It is very encouraging news that people around the world have so far ranked “a good education” as their top choice in the UN’s My World poll on post-2015 priorities. It’s too early to celebrate yet, however. There are recent signs that advocates have to work even harder to demonstrate that education is not only a fundamental goal in its own right but also a crucial route to achieving other development goals.
For one thing, education was not even mentioned in the communiqué of the recent Bali high-level panel the post-2015 agenda on ‘developing a global partnership for development’. The communiqué made progress in aligning two competing visions for the post-2015 development agenda – one centred on eradicating poverty and the other on sustainable development. But it is worrying that the communiqué failed to mention education, which underpins all other development efforts and transforms them into long-term change. While the high-level panel failed to recognize education’s importance, 200,000 people voting on their post-2015 priorities – whose views were passed on to the meeting in Bali – have placed education at the top.
Better healthcare, improving governance and protecting the environment are certainly key issues. So are food security, gender equality, job creation, clean water and the other priorities listed in the My World poll. What they all have in common is that education makes them happen. Education should be front and centre in the post-2015 development framework not just because it is essential in itself and a human right but also because it empowers people to look after themselves, their families, their communities and their environment.

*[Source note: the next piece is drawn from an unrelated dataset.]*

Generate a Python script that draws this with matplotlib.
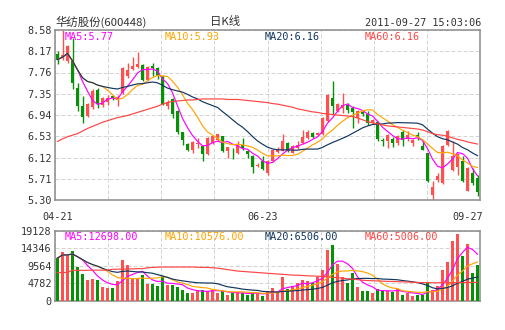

Here are just a few examples of how education builds a foundation for reaching other development goals:
- Education reduces poverty: If all children in low-income countries left school with basic reading skills, 171 million people could be lifted out of poverty – equivalent to a 12% cut in world poverty.
- Education reduces child mortality: If the average child mortality rate in sub-Saharan Africa were to fall to the level for children born to mothers with some secondary education, there would be 1.8 million fewer child deaths.
- Education promotes health: Women with secondary education are far more likely to be aware of measures for preventing mother-to-child transmission of HIV. In Malawi, 27% of women with no education are aware that the risk of mother-to-child transmission can be reduced if the mother takes drugs during pregnancy; for women with secondary education or higher the share rises to 60%.
Education should not only be central in the post-2015 process; it is also vital that we reach a consensus on what a “good education” entails, and set measurable targets to achieve it. Here is our proposed goal for education:
Every child, young person and adult, whatever their circumstances, should have an equal opportunity to learn to read and write with understanding, and do basic mathematics.
This means that all children, regardless of their circumstances, should complete pre-primary, primary and lower secondary education of good quality. Youth and adults need the opportunity to acquire skills to obtain decent jobs and lead fulfilling lives. Achieving this goal will not only be beneficial for individuals (including for the 250 million children who are currently not even achieving the basics), but also for the societies in which they live.
The Millennium Development Goals have often been criticised for being designed with a “top-down” approach. The UN and high-level panel are doing their utmost to ensure that this time around, the process is more consultative. For this very reason, it would be wrong to ignore the clear message coming through the My World poll that a good education is the top priority for a world after 2015. The high-level panel also has the task of reflecting the mutual benefits and interconnections between all sectors when drafting a new set of goals – and education’s role in enabling the rest of the development agenda is undeniable.